11. Defendant offered two instructions designed to permit the[15] jury to pass upon the question whether the declarations of Snyder were made in articulo mortis: The offered *Page 567 instructions were refused and the jury was limited by the instructions of the court, so far as their consideration of the dying declarations was concerned, to weigh their truth or falsity, and the accuracy or inaccuracy of their recital by the witnesses. The cases are in conflict as to whether it is error to remove from the jury's consideration the question of whether the declarant was under a sense of impending death at the time the declarations were made by him. (1 R.C.L. 536; 13 Cal. Jur. 730; 30 C.J. 268, 269, and note in 8 Ann. Cas. 539.) The question has been foreclosed in this state in the case of State v.Vettere, supra, wherein like offered instructions were held properly refused. This conclusion is in harmony with the views of Mr. Wigmore, that distinguished author on Evidence, who said: "After a dying declaration, or any other evidence, has been admitted, the weight to be given to it is a matter exclusively for the jury. They may believe it or may not believe it; but, so far as they do or do not, their judgment is not controlled by rules of law. Therefore, though they themselves do not suppose the declarant to have been conscious of death, they may still believe the statement; conversely, though they do suppose him to have thus been conscious, they may still not believe the statement to be true. In other words, their canons of ultimate belief are not necessarily the same as the preliminary legal conditions of admissibility, whose purpose is an entirely different one (ante, sec. 29). It is therefore erroneous for the judge, after once admitting the declaration, to instruct the jury that they must reject the declaration, or exclude it from consideration, if the legal requirement as to consciousness of death does not in their opinion exist. No doubt they may reject it, on this ground or any other; but they are not to be expected to follow a definition of law intended only for the judge.

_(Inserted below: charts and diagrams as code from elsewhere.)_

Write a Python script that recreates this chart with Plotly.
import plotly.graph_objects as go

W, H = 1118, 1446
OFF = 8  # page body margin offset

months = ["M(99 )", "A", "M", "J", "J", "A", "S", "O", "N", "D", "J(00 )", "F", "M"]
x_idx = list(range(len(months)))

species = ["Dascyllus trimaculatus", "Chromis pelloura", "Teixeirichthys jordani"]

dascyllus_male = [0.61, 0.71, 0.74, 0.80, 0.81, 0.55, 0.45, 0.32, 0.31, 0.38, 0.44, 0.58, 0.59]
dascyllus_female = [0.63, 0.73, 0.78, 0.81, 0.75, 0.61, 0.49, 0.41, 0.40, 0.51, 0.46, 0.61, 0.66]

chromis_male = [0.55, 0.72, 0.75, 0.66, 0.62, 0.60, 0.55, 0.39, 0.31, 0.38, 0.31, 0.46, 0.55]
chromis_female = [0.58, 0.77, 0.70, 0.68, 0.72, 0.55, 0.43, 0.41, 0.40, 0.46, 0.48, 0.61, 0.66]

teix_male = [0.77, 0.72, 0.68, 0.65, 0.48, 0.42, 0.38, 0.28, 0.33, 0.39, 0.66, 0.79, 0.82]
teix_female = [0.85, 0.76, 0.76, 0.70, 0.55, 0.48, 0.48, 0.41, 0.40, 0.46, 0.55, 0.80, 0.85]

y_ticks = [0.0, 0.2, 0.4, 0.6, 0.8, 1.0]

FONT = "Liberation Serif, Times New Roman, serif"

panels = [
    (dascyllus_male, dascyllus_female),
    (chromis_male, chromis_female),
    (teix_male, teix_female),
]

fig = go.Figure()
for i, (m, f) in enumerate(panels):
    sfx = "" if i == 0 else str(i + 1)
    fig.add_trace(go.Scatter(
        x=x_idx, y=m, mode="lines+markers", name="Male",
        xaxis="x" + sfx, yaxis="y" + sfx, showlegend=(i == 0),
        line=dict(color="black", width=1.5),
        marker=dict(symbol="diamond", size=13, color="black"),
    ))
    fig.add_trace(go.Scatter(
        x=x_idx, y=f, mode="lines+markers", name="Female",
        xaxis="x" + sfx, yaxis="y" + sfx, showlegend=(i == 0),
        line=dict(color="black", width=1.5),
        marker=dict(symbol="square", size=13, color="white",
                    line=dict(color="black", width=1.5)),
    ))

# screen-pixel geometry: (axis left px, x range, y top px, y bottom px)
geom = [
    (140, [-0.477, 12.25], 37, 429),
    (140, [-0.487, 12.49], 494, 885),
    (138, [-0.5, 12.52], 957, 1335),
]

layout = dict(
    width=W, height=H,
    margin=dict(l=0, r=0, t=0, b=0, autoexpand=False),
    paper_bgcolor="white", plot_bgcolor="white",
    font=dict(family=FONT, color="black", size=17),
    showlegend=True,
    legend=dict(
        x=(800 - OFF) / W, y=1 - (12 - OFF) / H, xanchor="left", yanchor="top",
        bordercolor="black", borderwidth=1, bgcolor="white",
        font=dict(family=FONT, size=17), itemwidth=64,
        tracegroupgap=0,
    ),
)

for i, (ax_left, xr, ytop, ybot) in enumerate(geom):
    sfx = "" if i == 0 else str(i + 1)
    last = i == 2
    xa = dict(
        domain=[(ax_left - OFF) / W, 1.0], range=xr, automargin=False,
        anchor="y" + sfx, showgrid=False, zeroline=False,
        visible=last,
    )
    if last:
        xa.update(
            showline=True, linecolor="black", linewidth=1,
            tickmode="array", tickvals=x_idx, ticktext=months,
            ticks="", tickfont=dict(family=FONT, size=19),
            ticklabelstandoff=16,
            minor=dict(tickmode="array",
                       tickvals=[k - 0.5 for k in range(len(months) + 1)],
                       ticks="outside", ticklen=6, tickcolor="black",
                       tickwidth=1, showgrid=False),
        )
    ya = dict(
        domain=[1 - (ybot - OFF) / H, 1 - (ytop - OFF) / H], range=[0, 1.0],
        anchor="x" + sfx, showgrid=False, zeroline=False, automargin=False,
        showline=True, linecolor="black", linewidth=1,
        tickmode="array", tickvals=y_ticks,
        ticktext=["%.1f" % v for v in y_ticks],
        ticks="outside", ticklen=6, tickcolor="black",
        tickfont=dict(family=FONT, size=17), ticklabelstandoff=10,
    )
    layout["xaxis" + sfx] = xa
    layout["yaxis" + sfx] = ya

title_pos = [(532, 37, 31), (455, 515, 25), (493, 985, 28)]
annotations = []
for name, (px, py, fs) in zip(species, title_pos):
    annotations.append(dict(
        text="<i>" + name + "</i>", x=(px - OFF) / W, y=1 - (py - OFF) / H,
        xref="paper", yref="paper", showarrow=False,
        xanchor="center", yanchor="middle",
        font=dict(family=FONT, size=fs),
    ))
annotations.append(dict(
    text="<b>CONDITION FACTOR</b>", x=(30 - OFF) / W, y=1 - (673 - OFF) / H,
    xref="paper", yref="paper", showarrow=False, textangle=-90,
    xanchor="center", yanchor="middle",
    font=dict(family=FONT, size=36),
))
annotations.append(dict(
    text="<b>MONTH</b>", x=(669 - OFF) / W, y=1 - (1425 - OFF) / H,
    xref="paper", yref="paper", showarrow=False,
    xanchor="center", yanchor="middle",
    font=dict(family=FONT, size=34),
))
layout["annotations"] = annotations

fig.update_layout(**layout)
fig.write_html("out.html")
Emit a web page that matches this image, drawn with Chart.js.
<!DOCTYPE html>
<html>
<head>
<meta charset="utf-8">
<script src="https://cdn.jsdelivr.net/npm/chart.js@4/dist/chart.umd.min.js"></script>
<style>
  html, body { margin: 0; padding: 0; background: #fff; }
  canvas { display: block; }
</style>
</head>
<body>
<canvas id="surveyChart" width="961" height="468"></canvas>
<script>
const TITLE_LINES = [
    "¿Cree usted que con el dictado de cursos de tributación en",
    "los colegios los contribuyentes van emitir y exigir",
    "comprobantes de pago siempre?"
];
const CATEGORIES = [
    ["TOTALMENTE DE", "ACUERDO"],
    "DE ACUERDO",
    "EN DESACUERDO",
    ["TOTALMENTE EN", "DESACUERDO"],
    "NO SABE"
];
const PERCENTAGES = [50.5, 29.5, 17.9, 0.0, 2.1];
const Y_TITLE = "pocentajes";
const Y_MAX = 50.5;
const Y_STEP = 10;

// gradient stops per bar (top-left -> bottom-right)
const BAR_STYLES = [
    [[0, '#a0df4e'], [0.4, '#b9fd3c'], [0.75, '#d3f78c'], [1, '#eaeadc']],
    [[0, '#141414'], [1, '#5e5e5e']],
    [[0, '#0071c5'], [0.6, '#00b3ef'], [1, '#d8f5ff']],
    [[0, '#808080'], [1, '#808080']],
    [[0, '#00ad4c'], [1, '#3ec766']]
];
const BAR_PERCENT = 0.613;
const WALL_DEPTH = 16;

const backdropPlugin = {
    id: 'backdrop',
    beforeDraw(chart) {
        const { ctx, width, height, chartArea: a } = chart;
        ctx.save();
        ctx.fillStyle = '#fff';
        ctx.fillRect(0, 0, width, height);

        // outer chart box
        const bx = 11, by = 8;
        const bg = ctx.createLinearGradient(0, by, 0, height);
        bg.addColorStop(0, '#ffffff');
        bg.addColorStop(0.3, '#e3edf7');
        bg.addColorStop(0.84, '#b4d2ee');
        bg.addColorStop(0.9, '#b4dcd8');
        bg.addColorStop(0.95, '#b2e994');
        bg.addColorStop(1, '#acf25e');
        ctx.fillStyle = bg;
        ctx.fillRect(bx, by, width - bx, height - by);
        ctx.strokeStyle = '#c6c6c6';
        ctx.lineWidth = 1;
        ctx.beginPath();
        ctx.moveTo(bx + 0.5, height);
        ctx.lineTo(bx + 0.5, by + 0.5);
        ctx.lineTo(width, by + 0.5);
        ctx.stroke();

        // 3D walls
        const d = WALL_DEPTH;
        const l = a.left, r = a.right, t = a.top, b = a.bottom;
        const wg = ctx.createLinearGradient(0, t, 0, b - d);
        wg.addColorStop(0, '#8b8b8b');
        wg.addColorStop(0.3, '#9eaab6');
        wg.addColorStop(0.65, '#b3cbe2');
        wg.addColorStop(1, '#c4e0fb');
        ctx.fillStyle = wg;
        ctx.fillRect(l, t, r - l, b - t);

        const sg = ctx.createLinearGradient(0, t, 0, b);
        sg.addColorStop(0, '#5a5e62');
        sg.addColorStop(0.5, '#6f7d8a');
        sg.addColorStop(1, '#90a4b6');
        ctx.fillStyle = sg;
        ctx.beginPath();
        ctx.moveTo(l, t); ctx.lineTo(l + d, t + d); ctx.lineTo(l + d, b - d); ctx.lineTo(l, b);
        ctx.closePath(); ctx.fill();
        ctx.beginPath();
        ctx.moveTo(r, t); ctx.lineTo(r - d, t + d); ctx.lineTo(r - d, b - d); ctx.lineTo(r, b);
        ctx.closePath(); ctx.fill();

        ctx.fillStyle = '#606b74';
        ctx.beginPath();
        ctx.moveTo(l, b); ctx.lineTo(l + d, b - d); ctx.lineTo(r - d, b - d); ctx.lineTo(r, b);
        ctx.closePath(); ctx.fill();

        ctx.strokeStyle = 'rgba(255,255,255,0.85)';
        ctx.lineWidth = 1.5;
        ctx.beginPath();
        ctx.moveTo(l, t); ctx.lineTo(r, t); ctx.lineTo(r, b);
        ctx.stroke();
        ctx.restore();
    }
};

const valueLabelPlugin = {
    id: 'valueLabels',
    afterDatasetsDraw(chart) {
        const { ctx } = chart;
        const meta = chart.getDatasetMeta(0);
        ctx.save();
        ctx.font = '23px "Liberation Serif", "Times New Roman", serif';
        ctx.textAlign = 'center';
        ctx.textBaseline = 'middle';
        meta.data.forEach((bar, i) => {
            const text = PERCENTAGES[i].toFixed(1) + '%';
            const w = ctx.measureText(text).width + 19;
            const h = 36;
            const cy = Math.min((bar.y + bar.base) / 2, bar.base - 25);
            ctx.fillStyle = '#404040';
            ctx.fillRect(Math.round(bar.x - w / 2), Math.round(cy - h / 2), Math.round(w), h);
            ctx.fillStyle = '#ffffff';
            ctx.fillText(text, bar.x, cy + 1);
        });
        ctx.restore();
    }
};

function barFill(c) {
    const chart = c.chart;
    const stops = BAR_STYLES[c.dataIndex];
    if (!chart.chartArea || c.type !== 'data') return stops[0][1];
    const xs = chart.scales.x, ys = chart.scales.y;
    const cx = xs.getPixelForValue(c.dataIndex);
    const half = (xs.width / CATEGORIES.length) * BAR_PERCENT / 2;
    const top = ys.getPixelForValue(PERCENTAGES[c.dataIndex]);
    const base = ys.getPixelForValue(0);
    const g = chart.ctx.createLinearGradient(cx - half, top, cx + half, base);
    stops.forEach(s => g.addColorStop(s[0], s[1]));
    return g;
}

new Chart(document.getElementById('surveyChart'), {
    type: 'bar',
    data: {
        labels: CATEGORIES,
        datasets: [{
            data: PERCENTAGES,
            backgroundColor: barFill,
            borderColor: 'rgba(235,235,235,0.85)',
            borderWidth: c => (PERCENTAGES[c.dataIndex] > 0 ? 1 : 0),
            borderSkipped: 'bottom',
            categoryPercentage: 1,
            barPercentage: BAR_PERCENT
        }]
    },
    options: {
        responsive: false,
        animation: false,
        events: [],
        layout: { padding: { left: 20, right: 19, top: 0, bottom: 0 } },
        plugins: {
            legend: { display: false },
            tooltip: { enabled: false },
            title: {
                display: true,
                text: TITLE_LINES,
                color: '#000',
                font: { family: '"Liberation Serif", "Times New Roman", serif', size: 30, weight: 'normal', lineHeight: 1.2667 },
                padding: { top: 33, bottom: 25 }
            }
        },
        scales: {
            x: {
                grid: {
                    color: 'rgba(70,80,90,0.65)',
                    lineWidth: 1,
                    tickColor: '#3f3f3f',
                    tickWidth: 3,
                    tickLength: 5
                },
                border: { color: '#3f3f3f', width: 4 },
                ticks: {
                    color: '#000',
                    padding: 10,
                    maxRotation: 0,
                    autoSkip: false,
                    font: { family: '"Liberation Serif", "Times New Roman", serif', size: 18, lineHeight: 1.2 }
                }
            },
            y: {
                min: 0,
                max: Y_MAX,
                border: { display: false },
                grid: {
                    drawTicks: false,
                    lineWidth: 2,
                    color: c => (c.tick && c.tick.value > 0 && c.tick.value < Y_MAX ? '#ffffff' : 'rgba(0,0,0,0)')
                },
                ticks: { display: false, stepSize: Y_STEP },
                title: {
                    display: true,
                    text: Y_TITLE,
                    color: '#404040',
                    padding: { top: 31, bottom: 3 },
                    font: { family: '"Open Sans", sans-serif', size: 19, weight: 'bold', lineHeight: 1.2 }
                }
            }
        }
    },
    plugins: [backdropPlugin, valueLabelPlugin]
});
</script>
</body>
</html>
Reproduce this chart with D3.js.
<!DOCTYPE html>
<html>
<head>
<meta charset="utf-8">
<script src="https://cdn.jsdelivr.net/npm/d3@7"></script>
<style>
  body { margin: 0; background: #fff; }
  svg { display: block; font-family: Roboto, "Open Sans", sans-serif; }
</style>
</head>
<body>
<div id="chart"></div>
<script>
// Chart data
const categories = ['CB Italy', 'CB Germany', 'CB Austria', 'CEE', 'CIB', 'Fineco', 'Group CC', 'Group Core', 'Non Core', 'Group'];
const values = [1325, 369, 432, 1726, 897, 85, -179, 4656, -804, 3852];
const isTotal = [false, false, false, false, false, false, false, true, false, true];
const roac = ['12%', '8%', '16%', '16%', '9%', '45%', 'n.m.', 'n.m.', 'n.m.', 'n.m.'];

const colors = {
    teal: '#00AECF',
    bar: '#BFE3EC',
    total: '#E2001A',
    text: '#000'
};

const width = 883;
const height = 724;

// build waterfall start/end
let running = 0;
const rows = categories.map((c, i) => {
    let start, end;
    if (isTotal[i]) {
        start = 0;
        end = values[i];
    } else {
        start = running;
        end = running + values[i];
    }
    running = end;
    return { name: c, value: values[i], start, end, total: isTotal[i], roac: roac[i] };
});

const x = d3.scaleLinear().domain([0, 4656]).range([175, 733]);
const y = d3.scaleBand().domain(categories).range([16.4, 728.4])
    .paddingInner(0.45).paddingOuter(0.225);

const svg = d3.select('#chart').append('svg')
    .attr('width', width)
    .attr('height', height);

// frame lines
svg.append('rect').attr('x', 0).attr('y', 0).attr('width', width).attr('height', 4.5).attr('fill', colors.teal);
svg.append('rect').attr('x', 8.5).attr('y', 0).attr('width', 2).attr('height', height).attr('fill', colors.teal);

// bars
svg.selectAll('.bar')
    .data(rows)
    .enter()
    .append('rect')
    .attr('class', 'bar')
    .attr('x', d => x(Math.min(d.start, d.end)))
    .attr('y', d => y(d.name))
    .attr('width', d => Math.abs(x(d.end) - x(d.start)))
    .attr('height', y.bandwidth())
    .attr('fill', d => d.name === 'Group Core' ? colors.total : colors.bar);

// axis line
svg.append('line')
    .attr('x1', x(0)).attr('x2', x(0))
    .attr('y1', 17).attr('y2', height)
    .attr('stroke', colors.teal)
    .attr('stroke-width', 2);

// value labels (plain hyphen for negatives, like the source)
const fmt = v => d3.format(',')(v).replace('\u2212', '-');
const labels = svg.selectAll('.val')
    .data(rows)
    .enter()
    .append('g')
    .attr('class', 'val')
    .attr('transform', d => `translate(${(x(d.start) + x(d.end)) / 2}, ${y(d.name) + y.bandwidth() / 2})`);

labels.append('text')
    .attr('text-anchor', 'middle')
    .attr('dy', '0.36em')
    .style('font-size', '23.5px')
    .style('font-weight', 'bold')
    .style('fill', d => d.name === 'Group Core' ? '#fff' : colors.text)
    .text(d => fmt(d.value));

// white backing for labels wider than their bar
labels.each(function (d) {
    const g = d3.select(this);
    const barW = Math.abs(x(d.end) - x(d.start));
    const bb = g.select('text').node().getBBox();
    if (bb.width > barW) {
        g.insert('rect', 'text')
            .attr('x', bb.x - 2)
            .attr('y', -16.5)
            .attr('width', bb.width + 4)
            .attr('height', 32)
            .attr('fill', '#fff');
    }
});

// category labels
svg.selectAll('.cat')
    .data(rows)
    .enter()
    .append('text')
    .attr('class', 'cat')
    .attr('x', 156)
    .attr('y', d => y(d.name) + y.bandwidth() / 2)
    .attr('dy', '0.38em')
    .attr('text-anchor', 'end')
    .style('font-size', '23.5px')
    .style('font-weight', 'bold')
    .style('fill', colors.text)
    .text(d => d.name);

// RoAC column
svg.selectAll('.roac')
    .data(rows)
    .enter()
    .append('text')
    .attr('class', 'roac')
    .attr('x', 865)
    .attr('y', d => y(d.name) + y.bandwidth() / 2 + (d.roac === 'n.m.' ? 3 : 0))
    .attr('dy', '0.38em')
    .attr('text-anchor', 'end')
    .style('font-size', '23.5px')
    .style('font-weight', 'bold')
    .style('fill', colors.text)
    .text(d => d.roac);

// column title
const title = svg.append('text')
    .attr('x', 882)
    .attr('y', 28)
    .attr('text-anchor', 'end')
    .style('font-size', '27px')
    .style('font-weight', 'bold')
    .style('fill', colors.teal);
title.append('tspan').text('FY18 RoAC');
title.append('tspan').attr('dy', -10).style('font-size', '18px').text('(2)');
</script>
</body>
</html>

Nevertheless, this heresy has obtained sanction in some jurisdictions, it is analogous to that already discussed in reference to a jury's use of confessions (ante, sec. 861)." (3 Wigmore on Evidence, 2d ed., sec. 1451.) *Page 568
12. Defendant assigns error in the refusal of the court to[16,17] give his offered instruction No. 17A, reading as follows: "You are instructed that the declarations of a dying person are to be considered with great caution, and you should give such declarations such weight as under all the evidence you believe they are entitled to receive. You should consider that such declarations cannot be subjected to the test of cross-examination like other testimony. If you believe from all of the evidence that the declaration is false in any material part, you may reject the entire statement."
It is true that dying declarations are to be admitted with great caution (State v. Martin, supra), but that is an admonition addressed to the court in ruling upon the admissibility of an alleged dying statement — a question, as we have held, with which the jury has no concern. The jury being the sole judges of the weight to be given to the testimony, it is not error to refuse to give an instruction that a dying declaration should be viewed with great caution. (State v. Gay, 18 Mont. 51,44 P. 411.) The fact that such declarations cannot be subjected to the test of cross-examination like other testimony was specifically pointed out in another instruction given. The last part of the offered instruction was erroneous, in that if part of the declaration was found to be false it only justified an instruction to the jury that they may distrust, not reject, other parts. (Subd. 3, sec. 10672, Rev. Codes 1921.) A general instruction in the language of this statute was given. The offered instruction was properly refused.
The court is confronted with the situation where three of the Justices, constituting the majority, think error was committed requiring a new trial. But those three are not in accord on any one ground for reversal. The majority of the court sustain the action of the district court upon every question presented on the appeal.
While there is some conflict among the authorities as to the proper course to pursue under such circumstances, we think the correct rule was announced by the supreme court *Page 569 of Wisconsin in the case of In re McNaughton's Will,138 Wis. 179, 118 N.W. 997, where it is said: "A situation so extraordinary rarely occurs in judicial work. That it should move judicial minds to exhaust all reasonable efforts for harmony, as it has in this case, is most natural. The situation, while peculiar in a high degree, is nevertheless not new, as the following citations will show: Legal Tender Cases, 52 Pa. 9 -101; Browning v. State, 33 Miss. 47-87, 88; Cook v.Drew, 3 Stew. P. (Ala.) 392; Bell v. Morrison, 27 Miss. 68. The rule adopted in the most pronounced of these cases and highly commended as sound in Lipscomb v. State, 75 Miss. 559,624, 23 So. 210, 230, seems to be the only logical one, though one case found in the books, Smith v. United States, 5 Pet. (U.S.) 292, 303, 8 L.Ed. 130, proclaims a different doctrine, but without assigning any reason therefor or its having been subsequently followed by the federal court, so far as we can discover. The view which we adopt is that a majority must agree on some one specific ground of error fatal to the judgment or it must be affirmed. Otherwise there would be a reversal without any guide for the trial court upon a new hearing. Unless the trial judge changed his mind, the result would be the same as before and a like result as formerly would happen on a second appeal, and as said by Handy, J., in his opinion in Browning v.State, supra, and highly commended, as before indicated, inLipscomb v. State, supra, `such would be the strange and anomalous attitude of the case, ad infinitum, as often as it should be tried below and brought here on the same state of facts.'"
Accordingly the judgment is affirmed.
ASSOCIATE JUSTICES FORD and MATTHEWS concur.